Exercise description:
Starting with the first line of the listing, quote each line exactly until and including the one with "const grey = '#595959';", leaving pictures out.
==== Data section
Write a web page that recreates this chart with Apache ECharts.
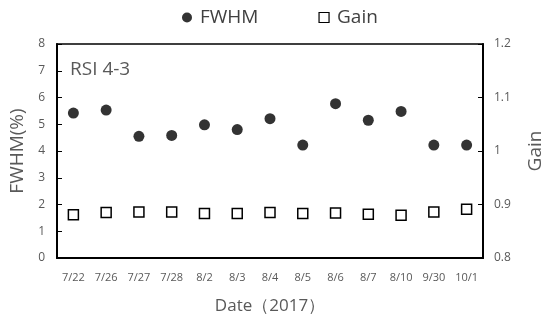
<!DOCTYPE html>
<html>
<head>
<meta charset="utf-8">
<script src="https://cdn.jsdelivr.net/npm/echarts@6/dist/echarts.min.js"></script>
<style>
  html, body { margin: 0; padding: 0; background: #fff; }
  #chart { width: 553px; height: 323px; }
</style>
</head>
<body>
<div id="chart"></div>
<script>
// Measurement dates (2017)
const dates = ['7/22', '7/26', '7/27', '7/28', '8/2', '8/3', '8/4', '8/5', '8/6', '8/7', '8/10', '9/30', '10/1'];
// Energy resolution FWHM (%) per date
const fwhm = [5.42, 5.53, 4.55, 4.58, 4.98, 4.80, 5.21, 4.22, 5.77, 5.15, 5.48, 4.22, 4.22];
// Relative gain per date
const gain = [0.881, 0.885, 0.886, 0.886, 0.883, 0.883, 0.885, 0.883, 0.884, 0.882, 0.880, 0.886, 0.891];

const font = "'Open Sans', 'Liberation Sans', sans-serif";
const grey = '#595959';

const chart = echarts.init(document.getElementById('chart'));
chart.setOption({
  animation: false,
  textStyle: { fontFamily: font },
  legend: {
    top: 3,
    left: 177,
    itemGap: 60,
    itemWidth: 10,
    itemHeight: 10,
    textStyle: { fontSize: 19, color: '#404040', fontFamily: font, padding: [0, 0, 0, 3] },
    data: [
      { name: 'FWHM', icon: 'circle' },
      { name: 'Gain', icon: 'rect', itemStyle: { borderWidth: 1.2 } }
    ]
  },
  grid: {
    left: 56, right: 62, top: 44, bottom: 65,
    show: true, borderColor: '#000', borderWidth: 1.5, backgroundColor: 'transparent'
  },
  title: {
    text: 'RSI 4-3', left: 65, top: 55,
    textStyle: { fontSize: 19, fontWeight: 'normal', color: grey, fontFamily: font }
  },
  xAxis: {
    type: 'category',
    data: dates,
    boundaryGap: true,
    name: 'Date（2017）',
    nameLocation: 'middle',
    nameGap: 40,
    nameTextStyle: { fontSize: 17, color: grey, fontFamily: font },
    axisLine: { lineStyle: { color: '#000', width: 2 } },
    axisTick: { inside: true, length: 5, lineStyle: { color: '#000' } },
    axisLabel: { fontSize: 11, color: grey, margin: 14, interval: 0 },
    splitLine: { show: false }
  },
  yAxis: [
    {
      type: 'value', min: 0, max: 8, interval: 1,
      name: 'FWHM(%)', nameLocation: 'middle', nameGap: 30, nameRotate: 90,
      nameTextStyle: { fontSize: 19, color: grey, fontFamily: font },
      axisLine: { show: true, lineStyle: { color: '#000', width: 2 } },
      axisTick: { show: true, inside: true, length: 5, lineStyle: { color: '#000' } },
      axisLabel: { fontSize: 12, color: grey, margin: 12 },
      splitLine: { show: false }
    },
    {
      type: 'value', min: 0.8, max: 1.2, interval: 0.1,
      name: 'Gain', nameLocation: 'middle', nameGap: 43, nameRotate: 90,
      nameTextStyle: { fontSize: 19, color: grey, fontFamily: font },
      axisLine: { show: true, lineStyle: { color: '#000', width: 2 } },
      axisTick: { show: true, inside: true, length: 5, lineStyle: { color: '#000' } },
      axisLabel: {
        fontSize: 12, color: grey, margin: 11,
        formatter: v => String(parseFloat(v.toFixed(1)))
      },
      splitLine: { show: false }
    }
  ],
  series: [
    {
      name: 'FWHM', type: 'scatter', yAxisIndex: 0,
      data: fwhm, symbol: 'circle', symbolSize: 11,
      itemStyle: { color: '#000' }
    },
    {
      name: 'Gain', type: 'scatter', yAxisIndex: 1,
      data: gain, symbol: 'rect', symbolSize: 10,
      itemStyle: { color: '#fff', borderColor: '#000', borderWidth: 1.5, opacity: 1 }
    }
  ]
});
</script>
</body>
</html>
========
Problem solution:
Write a web page that recreates this chart with Apache ECharts.
<!DOCTYPE html>
<html>
<head>
<meta charset="utf-8">
<script src="https://cdn.jsdelivr.net/npm/echarts@6/dist/echarts.min.js"></script>
<style>
  html, body { margin: 0; padding: 0; background: #fff; }
  #chart { width: 553px; height: 323px; }
</style>
</head>
<body>
<div id="chart"></div>
<script>
// Measurement dates (2017)
const dates = ['7/22', '7/26', '7/27', '7/28', '8/2', '8/3', '8/4', '8/5', '8/6', '8/7', '8/10', '9/30', '10/1'];
// Energy resolution FWHM (%) per date
const fwhm = [5.42, 5.53, 4.55, 4.58, 4.98, 4.80, 5.21, 4.22, 5.77, 5.15, 5.48, 4.22, 4.22];
// Relative gain per date
const gain = [0.881, 0.885, 0.886, 0.886, 0.883, 0.883, 0.885, 0.883, 0.884, 0.882, 0.880, 0.886, 0.891];

const font = "'Open Sans', 'Liberation Sans', sans-serif";
const grey = '#595959';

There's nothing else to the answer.